Group will renovate former art museum for cultural center

THE ASSOCIATED PRESS

Originally published February 15, 2002

TACOMA -- The Asia Pacific Cultural Center is buying the Tacoma Art Museum's 82-year-old downtown building and will start renovating it when TAM moves into its new location in spring of 2003.

Representatives of the cultural center and the museum closed the deal Wednesday for about $1.3 million. The center plans a 15-month, $2.2 million fund-raising campaign to cover the purchase and renovations.

"We are very excited about this," said Patsy Surh O'Connell, center president. The renovation plans include gallery space, classrooms, an auditorium and banquet room, a tea room, teaching kitchens, retail space and possibly a restaurant.

Representatives of the city and the Port of Tacoma helped finance a $50,000 feasibility study that led to the deal.

Tacoma has one of the highest concentrations of Asians and Pacific Islanders in the country. The 2000 U.S. census showed that 9.7 percent of Tacoma's population is at least part Asian, and 1.5 percent identified themselves as at least part Pacific Islander.

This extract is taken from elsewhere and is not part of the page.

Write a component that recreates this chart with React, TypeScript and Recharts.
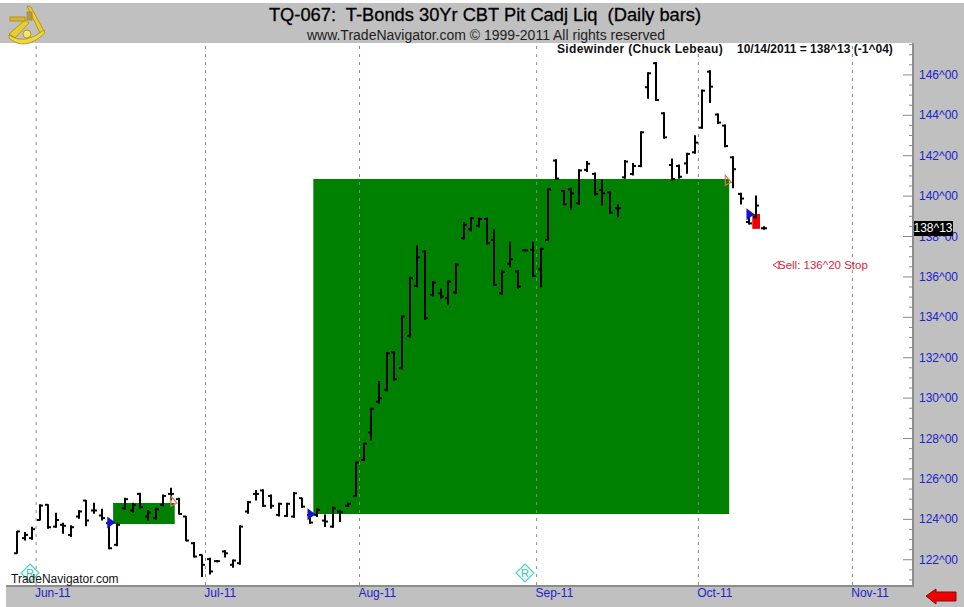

But these residents have almost no visibility in downtown Tacoma, O'Connell noted -- unusual among large West Coast cities, most of which have thriving international districts.

Some attribute the low profile to Tacoma's infamous Chinese expulsion, which gave the city a lasting stigma in some Asian communities. In 1885, a mob of Tacoma residents forced more than 200 Chinese out of the city and burned their homes.

Three previous plans to build an Asia Pacific Center in Tacoma have fallen through. The most recent effort, also downtown, was abandoned because of costs estimated at between $9 million and $10 million.

With the acquisition of the former museum, the cultural center can make the move "with only minor changes," said Marcia Golubic, secretary to the center's board. "It was kind of a win-win for everybody."

The four-story building opened in 1921 as the National Bank of Tacoma. It was converted into the Tacoma Art Museum in 1971.